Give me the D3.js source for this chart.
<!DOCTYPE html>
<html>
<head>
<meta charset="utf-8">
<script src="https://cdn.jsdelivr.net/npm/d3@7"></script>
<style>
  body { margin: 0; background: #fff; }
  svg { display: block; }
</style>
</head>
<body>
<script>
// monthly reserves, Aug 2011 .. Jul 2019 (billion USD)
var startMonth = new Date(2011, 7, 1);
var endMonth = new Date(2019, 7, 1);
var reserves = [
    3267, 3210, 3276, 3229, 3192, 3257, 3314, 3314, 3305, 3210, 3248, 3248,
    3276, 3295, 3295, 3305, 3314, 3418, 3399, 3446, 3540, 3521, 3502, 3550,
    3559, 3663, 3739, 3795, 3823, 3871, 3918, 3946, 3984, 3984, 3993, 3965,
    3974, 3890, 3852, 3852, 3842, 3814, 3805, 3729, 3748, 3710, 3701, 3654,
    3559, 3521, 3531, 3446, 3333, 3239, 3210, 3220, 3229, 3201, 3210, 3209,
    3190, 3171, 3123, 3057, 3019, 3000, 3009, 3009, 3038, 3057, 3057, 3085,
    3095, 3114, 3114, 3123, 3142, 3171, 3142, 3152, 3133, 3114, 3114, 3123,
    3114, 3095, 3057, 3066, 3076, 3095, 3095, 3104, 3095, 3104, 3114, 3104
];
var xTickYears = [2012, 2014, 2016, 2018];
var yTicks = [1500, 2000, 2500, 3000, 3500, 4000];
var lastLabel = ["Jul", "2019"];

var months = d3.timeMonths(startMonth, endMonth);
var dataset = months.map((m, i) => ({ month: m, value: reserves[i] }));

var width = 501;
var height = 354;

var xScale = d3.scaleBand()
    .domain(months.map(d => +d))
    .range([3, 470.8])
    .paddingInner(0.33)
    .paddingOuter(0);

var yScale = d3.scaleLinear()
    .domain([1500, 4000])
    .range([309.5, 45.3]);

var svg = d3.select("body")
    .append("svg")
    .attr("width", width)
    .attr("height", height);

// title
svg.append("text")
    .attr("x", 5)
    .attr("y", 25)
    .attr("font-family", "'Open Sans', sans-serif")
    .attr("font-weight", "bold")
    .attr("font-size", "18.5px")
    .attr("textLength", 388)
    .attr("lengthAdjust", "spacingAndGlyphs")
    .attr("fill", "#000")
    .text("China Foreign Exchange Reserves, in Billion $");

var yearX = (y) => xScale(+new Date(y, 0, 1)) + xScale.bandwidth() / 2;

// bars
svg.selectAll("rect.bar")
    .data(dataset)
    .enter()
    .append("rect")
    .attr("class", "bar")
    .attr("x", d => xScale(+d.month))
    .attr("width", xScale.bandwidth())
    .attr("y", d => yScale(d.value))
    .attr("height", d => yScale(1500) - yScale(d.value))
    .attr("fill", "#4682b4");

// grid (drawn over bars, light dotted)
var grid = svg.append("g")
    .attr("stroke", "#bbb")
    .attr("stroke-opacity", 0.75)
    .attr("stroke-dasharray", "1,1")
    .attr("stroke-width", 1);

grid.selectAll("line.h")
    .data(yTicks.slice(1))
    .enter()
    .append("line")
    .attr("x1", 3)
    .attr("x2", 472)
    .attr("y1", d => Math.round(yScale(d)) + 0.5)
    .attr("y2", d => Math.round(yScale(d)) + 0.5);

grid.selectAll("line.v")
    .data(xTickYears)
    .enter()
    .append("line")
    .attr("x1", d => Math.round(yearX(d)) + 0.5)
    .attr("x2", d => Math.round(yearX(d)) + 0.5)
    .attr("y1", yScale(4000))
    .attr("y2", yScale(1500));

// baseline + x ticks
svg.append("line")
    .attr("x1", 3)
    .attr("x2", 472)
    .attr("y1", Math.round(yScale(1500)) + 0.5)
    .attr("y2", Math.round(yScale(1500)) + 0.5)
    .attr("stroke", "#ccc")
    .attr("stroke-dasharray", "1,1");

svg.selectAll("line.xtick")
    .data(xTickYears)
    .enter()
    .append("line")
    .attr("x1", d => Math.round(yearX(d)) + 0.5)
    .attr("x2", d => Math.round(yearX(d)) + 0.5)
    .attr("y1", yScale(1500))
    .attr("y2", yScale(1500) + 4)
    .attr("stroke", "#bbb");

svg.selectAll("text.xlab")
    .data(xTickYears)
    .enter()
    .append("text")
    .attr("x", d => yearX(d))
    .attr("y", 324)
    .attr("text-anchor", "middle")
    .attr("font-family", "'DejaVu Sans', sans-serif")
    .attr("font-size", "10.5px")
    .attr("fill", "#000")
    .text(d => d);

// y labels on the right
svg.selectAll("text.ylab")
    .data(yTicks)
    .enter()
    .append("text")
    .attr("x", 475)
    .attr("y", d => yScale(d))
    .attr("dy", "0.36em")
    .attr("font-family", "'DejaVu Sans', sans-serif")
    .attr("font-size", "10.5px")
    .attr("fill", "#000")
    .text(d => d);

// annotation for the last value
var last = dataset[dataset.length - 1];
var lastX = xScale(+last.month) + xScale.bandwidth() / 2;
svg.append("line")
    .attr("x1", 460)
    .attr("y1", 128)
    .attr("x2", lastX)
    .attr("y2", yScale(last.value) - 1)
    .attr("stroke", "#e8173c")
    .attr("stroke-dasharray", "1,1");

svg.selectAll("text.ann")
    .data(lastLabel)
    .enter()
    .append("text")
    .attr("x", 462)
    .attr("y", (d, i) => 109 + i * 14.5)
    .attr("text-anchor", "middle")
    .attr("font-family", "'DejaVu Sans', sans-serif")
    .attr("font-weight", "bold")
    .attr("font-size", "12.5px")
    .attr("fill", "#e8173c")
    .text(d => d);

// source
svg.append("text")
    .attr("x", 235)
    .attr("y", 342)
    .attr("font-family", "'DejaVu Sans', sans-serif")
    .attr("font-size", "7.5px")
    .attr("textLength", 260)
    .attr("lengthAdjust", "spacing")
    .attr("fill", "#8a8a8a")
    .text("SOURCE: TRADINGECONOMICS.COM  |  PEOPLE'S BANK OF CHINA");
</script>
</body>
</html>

○ ○ ○

*PROMPT*: Can you give every line above again, exactly as written?

*SOLUTION*:
Give me the D3.js source for this chart.
<!DOCTYPE html>
<html>
<head>
<meta charset="utf-8">
<script src="https://cdn.jsdelivr.net/npm/d3@7"></script>
<style>
  body { margin: 0; background: #fff; }
  svg { display: block; }
</style>
</head>
<body>
<script>
// monthly reserves, Aug 2011 .. Jul 2019 (billion USD)
var startMonth = new Date(2011, 7, 1);
var endMonth = new Date(2019, 7, 1);
var reserves = [
    3267, 3210, 3276, 3229, 3192, 3257, 3314, 3314, 3305, 3210, 3248, 3248,
    3276, 3295, 3295, 3305, 3314, 3418, 3399, 3446, 3540, 3521, 3502, 3550,
    3559, 3663, 3739, 3795, 3823, 3871, 3918, 3946, 3984, 3984, 3993, 3965,
    3974, 3890, 3852, 3852, 3842, 3814, 3805, 3729, 3748, 3710, 3701, 3654,
    3559, 3521, 3531, 3446, 3333, 3239, 3210, 3220, 3229, 3201, 3210, 3209,
    3190, 3171, 3123, 3057, 3019, 3000, 3009, 3009, 3038, 3057, 3057, 3085,
    3095, 3114, 3114, 3123, 3142, 3171, 3142, 3152, 3133, 3114, 3114, 3123,
    3114, 3095, 3057, 3066, 3076, 3095, 3095, 3104, 3095, 3104, 3114, 3104
];
var xTickYears = [2012, 2014, 2016, 2018];
var yTicks = [1500, 2000, 2500, 3000, 3500, 4000];
var lastLabel = ["Jul", "2019"];

var months = d3.timeMonths(startMonth, endMonth);
var dataset = months.map((m, i) => ({ month: m, value: reserves[i] }));

var width = 501;
var height = 354;

var xScale = d3.scaleBand()
    .domain(months.map(d => +d))
    .range([3, 470.8])
    .paddingInner(0.33)
    .paddingOuter(0);

var yScale = d3.scaleLinear()
    .domain([1500, 4000])
    .range([309.5, 45.3]);

var svg = d3.select("body")
    .append("svg")
    .attr("width", width)
    .attr("height", height);

// title
svg.append("text")
    .attr("x", 5)
    .attr("y", 25)
    .attr("font-family", "'Open Sans', sans-serif")
    .attr("font-weight", "bold")
    .attr("font-size", "18.5px")
    .attr("textLength", 388)
    .attr("lengthAdjust", "spacingAndGlyphs")
    .attr("fill", "#000")
    .text("China Foreign Exchange Reserves, in Billion $");

var yearX = (y) => xScale(+new Date(y, 0, 1)) + xScale.bandwidth() / 2;

// bars
svg.selectAll("rect.bar")
    .data(dataset)
    .enter()
    .append("rect")
    .attr("class", "bar")
    .attr("x", d => xScale(+d.month))
    .attr("width", xScale.bandwidth())
    .attr("y", d => yScale(d.value))
    .attr("height", d => yScale(1500) - yScale(d.value))
    .attr("fill", "#4682b4");

// grid (drawn over bars, light dotted)
var grid = svg.append("g")
    .attr("stroke", "#bbb")
    .attr("stroke-opacity", 0.75)
    .attr("stroke-dasharray", "1,1")
    .attr("stroke-width", 1);

grid.selectAll("line.h")
    .data(yTicks.slice(1))
    .enter()
    .append("line")
    .attr("x1", 3)
    .attr("x2", 472)
    .attr("y1", d => Math.round(yScale(d)) + 0.5)
    .attr("y2", d => Math.round(yScale(d)) + 0.5);

grid.selectAll("line.v")
    .data(xTickYears)
    .enter()
    .append("line")
    .attr("x1", d => Math.round(yearX(d)) + 0.5)
    .attr("x2", d => Math.round(yearX(d)) + 0.5)
    .attr("y1", yScale(4000))
    .attr("y2", yScale(1500));

// baseline + x ticks
svg.append("line")
    .attr("x1", 3)
    .attr("x2", 472)
    .attr("y1", Math.round(yScale(1500)) + 0.5)
    .attr("y2", Math.round(yScale(1500)) + 0.5)
    .attr("stroke", "#ccc")
    .attr("stroke-dasharray", "1,1");

svg.selectAll("line.xtick")
    .data(xTickYears)
    .enter()
    .append("line")
    .attr("x1", d => Math.round(yearX(d)) + 0.5)
    .attr("x2", d => Math.round(yearX(d)) + 0.5)
    .attr("y1", yScale(1500))
    .attr("y2", yScale(1500) + 4)
    .attr("stroke", "#bbb");

svg.selectAll("text.xlab")
    .data(xTickYears)
    .enter()
    .append("text")
    .attr("x", d => yearX(d))
    .attr("y", 324)
    .attr("text-anchor", "middle")
    .attr("font-family", "'DejaVu Sans', sans-serif")
    .attr("font-size", "10.5px")
    .attr("fill", "#000")
    .text(d => d);

// y labels on the right
svg.selectAll("text.ylab")
    .data(yTicks)
    .enter()
    .append("text")
    .attr("x", 475)
    .attr("y", d => yScale(d))
    .attr("dy", "0.36em")
    .attr("font-family", "'DejaVu Sans', sans-serif")
    .attr("font-size", "10.5px")
    .attr("fill", "#000")
    .text(d => d);

// annotation for the last value
var last = dataset[dataset.length - 1];
var lastX = xScale(+last.month) + xScale.bandwidth() / 2;
svg.append("line")
    .attr("x1", 460)
    .attr("y1", 128)
    .attr("x2", lastX)
    .attr("y2", yScale(last.value) - 1)
    .attr("stroke", "#e8173c")
    .attr("stroke-dasharray", "1,1");

svg.selectAll("text.ann")
    .data(lastLabel)
    .enter()
    .append("text")
    .attr("x", 462)
    .attr("y", (d, i) => 109 + i * 14.5)
    .attr("text-anchor", "middle")
    .attr("font-family", "'DejaVu Sans', sans-serif")
    .attr("font-weight", "bold")
    .attr("font-size", "12.5px")
    .attr("fill", "#e8173c")
    .text(d => d);

// source
svg.append("text")
    .attr("x", 235)
    .attr("y", 342)
    .attr("font-family", "'DejaVu Sans', sans-serif")
    .attr("font-size", "7.5px")
    .attr("textLength", 260)
    .attr("lengthAdjust", "spacing")
    .attr("fill", "#8a8a8a")
    .text("SOURCE: TRADINGECONOMICS.COM  |  PEOPLE'S BANK OF CHINA");
</script>
</body>
</html>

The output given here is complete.